5 min read

📌 ‘Technical glitch’ is no longer an excuse

The week in content moderation - edition #67

It’s been the kind of week that has made me think a newsletter on content moderation isn't what the world needs right now. I’ve found it hard to motivate myself, which is why today’s edition is dropping into your inbox later than usual.

At the same time, I recognise that the issues of free speech, online abuse and platform regulation are at the heart of the George Floyd protests and the political response to it, both in the US and elsewhere. It doesn’t make any sense to stop highlighting the inconsistencies of online platforms and their guidelines and policies now. Now is the time that it's needed most. So here it is, your weekly content moderation roundup.

Stay safe and thanks for reading — BW

PS I’m looking to interview EiM subscribers over the coming weeks — read on for more details...

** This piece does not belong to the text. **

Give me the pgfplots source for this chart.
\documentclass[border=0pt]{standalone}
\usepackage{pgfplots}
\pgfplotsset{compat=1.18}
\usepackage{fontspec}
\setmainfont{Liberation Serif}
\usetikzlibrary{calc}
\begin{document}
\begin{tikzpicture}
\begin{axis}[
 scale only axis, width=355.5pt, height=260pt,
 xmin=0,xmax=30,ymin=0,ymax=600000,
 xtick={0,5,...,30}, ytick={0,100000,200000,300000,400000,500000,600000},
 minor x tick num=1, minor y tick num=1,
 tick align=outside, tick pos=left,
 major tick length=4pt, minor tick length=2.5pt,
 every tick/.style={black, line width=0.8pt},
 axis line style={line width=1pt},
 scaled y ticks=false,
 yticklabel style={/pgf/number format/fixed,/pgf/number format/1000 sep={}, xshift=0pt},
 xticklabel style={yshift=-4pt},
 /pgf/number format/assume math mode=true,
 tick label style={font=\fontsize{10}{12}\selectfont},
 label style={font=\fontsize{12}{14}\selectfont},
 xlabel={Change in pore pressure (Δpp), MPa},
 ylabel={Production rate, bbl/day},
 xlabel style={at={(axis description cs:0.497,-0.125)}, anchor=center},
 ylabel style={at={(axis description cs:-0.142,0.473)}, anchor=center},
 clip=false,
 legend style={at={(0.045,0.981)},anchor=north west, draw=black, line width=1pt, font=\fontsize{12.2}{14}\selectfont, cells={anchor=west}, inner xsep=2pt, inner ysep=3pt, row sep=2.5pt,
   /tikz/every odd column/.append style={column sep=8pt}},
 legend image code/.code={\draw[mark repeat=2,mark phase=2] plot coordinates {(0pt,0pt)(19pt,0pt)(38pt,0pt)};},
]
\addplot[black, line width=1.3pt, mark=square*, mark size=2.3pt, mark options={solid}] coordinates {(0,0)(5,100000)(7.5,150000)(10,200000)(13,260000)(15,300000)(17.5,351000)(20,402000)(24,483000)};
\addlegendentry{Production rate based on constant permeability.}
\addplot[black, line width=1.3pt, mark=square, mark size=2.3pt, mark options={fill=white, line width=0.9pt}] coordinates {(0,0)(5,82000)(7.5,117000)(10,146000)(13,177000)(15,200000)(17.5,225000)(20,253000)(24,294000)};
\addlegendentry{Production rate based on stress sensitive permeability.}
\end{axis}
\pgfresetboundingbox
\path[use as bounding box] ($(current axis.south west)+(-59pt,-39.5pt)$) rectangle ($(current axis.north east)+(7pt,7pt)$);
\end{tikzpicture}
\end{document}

🔎 Platforms should investigate, not just apologise

Enough was happening in the US this week before a tweet went viral accusing TikTok of censoring the #blacklivesmatter hashtag.

This is the very same video platform, don’t forget, that has been heavily criticised for allowing racist users and content to propogate on its platform (#EiM 61) and for lacking transparency about its moderation processes. Now, millions of users were seeing 0 views for hashtags relating to the George Floyd protests and, perhaps rightly, presuming the worst.

The reality was different. All hashtags, as TikTok pointed out, were at 0 as a result of a 'technical glitch’ which only occurred in the Compose screen of the app. In a blog post, published on Monday, it reiterated the diagnosis and acknowledged how it may have looked to supporters of the movement.

TikTok, however, wasn’t the only platform to pass off a fuck-up as a glitch this week.

Facebook also resorted to blaming a ‘technical error’ for deactivating the accounts of 60 high-profile Tunisian journalists and activists without warning. Facebook is huge in the north African country and was a vital communication tool during the 2011 revolution. Haythem El Mekki, a political commentator whose account was deactivated, said to The Guardian: “It would be flattering to believe that we had been targeted, but I think it’s just as likely that an algorithm got out of control.”